What to work on = Work out the number of lines in the records that include the word "this"; reply with that number alone.

Raw records =
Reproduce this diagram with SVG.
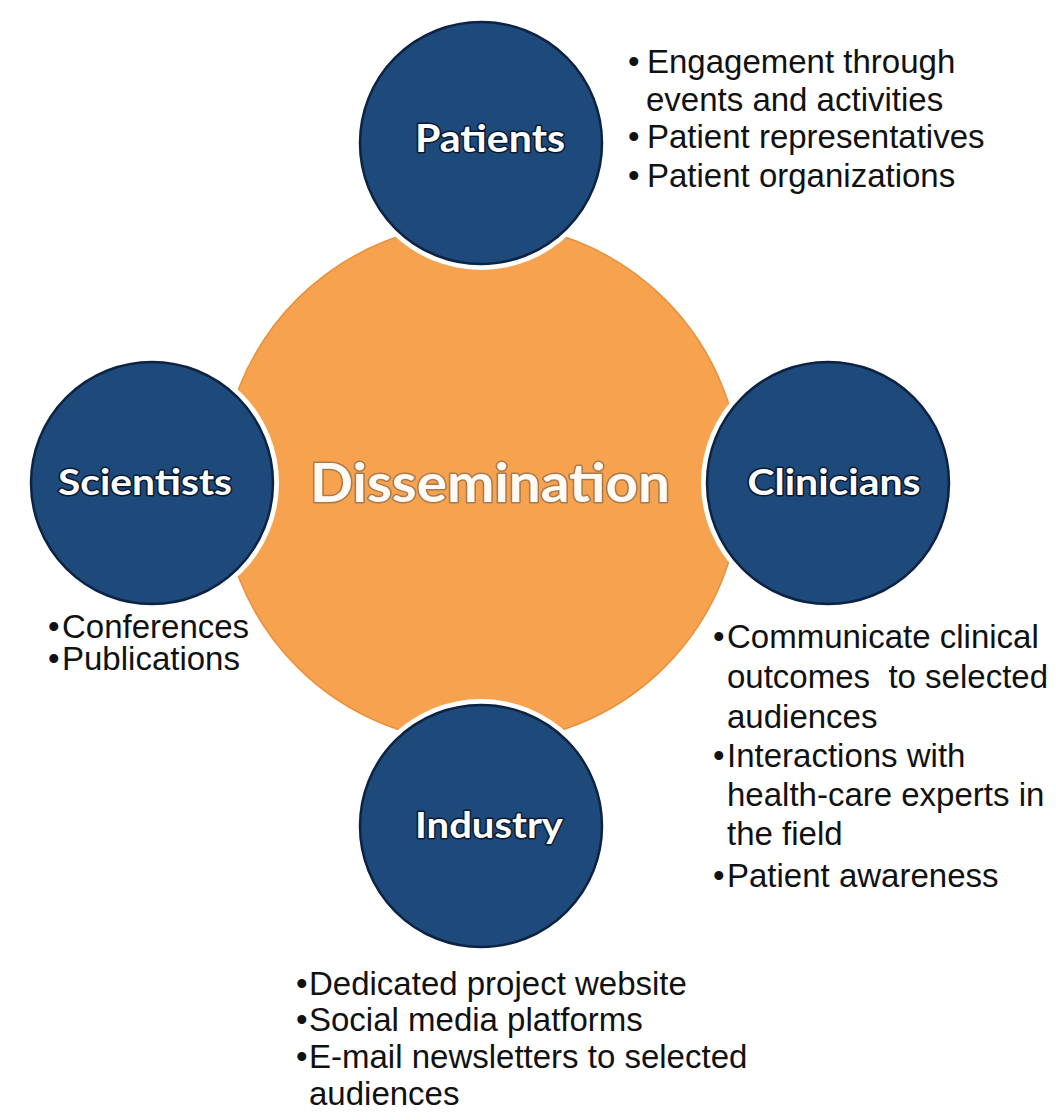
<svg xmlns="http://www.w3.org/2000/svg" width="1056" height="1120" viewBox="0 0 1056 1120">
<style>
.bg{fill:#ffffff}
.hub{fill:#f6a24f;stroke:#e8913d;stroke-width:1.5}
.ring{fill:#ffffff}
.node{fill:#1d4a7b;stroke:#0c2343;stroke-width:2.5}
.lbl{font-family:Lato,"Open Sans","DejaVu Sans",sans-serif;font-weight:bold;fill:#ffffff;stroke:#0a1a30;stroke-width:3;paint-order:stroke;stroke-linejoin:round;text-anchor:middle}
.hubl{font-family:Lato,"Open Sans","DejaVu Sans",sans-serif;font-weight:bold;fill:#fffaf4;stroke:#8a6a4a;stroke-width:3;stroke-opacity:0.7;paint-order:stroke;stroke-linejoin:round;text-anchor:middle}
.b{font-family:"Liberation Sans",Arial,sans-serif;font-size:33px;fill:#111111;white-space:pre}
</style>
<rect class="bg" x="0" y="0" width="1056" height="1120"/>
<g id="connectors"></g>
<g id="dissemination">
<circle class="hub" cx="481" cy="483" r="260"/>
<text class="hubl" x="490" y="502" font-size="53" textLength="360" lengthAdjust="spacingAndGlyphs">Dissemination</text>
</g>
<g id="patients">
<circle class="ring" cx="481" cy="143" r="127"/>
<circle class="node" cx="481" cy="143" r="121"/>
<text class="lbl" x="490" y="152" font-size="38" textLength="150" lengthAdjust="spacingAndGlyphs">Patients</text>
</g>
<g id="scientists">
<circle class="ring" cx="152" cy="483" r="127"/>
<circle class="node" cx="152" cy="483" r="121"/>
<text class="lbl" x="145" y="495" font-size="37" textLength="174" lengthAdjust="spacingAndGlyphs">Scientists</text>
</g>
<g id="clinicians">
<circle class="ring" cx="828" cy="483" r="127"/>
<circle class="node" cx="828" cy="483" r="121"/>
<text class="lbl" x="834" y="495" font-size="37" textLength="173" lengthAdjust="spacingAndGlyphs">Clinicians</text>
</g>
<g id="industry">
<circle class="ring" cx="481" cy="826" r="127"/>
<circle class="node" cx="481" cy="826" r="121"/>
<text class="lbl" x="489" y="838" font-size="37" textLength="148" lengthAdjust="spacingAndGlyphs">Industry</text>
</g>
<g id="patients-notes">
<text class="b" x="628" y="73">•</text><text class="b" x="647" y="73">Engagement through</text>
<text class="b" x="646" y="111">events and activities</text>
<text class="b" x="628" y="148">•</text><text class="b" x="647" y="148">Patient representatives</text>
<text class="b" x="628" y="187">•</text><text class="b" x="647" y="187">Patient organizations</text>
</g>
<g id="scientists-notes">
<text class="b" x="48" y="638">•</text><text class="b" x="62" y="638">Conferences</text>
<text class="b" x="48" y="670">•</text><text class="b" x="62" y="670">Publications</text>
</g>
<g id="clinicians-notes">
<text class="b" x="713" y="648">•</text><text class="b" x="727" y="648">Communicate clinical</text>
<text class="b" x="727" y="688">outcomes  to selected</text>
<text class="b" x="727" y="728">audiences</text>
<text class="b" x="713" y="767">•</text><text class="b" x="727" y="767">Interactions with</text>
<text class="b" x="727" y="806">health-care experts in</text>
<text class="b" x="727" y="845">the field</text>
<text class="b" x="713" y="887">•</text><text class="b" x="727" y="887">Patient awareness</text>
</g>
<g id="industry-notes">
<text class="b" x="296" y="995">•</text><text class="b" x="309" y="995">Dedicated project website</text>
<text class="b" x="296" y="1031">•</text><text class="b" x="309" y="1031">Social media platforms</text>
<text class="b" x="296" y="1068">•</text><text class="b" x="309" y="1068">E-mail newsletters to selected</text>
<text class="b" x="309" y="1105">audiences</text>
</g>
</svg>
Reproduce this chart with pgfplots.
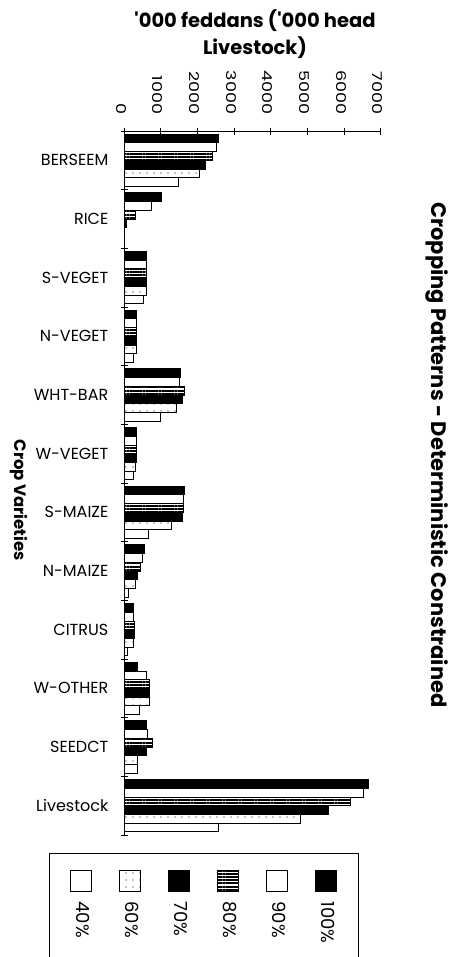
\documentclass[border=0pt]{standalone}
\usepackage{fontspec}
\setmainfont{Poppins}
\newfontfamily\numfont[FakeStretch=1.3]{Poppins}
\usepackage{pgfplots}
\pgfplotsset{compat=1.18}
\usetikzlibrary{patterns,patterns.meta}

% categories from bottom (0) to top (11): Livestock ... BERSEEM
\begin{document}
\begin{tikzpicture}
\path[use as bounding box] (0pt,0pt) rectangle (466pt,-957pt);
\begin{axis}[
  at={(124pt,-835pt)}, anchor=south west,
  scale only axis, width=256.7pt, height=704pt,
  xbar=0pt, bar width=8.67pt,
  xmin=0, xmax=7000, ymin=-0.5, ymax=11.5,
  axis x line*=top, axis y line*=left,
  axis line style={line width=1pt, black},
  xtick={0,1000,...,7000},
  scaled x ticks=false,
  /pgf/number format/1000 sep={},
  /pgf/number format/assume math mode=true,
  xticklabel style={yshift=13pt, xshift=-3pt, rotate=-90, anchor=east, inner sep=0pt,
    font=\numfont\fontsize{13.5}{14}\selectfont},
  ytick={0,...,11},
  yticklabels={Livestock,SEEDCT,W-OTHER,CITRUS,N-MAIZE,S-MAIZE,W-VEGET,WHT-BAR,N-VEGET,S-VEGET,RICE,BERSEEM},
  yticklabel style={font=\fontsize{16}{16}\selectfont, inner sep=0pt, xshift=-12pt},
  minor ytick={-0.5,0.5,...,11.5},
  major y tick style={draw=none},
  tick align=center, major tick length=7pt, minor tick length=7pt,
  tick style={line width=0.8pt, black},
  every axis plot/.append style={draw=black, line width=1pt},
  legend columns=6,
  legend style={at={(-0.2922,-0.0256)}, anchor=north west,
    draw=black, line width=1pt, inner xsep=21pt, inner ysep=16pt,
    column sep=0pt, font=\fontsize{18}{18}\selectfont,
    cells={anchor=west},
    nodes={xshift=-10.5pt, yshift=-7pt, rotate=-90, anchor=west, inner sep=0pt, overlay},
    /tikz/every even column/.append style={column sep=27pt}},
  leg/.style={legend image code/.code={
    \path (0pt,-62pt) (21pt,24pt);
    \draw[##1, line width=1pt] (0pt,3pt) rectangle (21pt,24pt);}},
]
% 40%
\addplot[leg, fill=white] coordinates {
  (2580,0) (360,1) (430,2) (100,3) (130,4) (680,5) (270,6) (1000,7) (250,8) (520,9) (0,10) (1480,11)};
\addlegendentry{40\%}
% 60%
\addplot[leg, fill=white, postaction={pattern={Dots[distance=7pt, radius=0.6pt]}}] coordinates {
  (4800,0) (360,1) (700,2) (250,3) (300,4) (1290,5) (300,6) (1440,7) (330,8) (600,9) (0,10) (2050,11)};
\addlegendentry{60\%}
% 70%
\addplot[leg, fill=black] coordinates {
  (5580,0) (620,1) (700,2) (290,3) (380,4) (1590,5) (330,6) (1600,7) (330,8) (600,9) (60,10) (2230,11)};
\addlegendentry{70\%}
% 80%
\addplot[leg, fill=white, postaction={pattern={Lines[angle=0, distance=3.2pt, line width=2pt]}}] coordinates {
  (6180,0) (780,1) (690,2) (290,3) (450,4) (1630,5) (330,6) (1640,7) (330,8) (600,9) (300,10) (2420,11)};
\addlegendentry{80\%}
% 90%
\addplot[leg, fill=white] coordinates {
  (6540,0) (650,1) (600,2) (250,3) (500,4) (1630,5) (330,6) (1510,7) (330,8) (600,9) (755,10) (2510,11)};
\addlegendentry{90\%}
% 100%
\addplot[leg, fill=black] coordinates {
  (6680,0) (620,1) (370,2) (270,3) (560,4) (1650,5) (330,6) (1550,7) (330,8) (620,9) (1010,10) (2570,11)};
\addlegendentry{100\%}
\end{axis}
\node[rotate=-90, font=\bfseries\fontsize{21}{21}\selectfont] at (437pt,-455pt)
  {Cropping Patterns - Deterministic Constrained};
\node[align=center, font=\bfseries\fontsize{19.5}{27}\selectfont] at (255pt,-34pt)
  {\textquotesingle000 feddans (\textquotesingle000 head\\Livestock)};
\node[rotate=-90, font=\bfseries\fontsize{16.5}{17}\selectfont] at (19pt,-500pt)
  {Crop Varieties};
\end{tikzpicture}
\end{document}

Final result = 2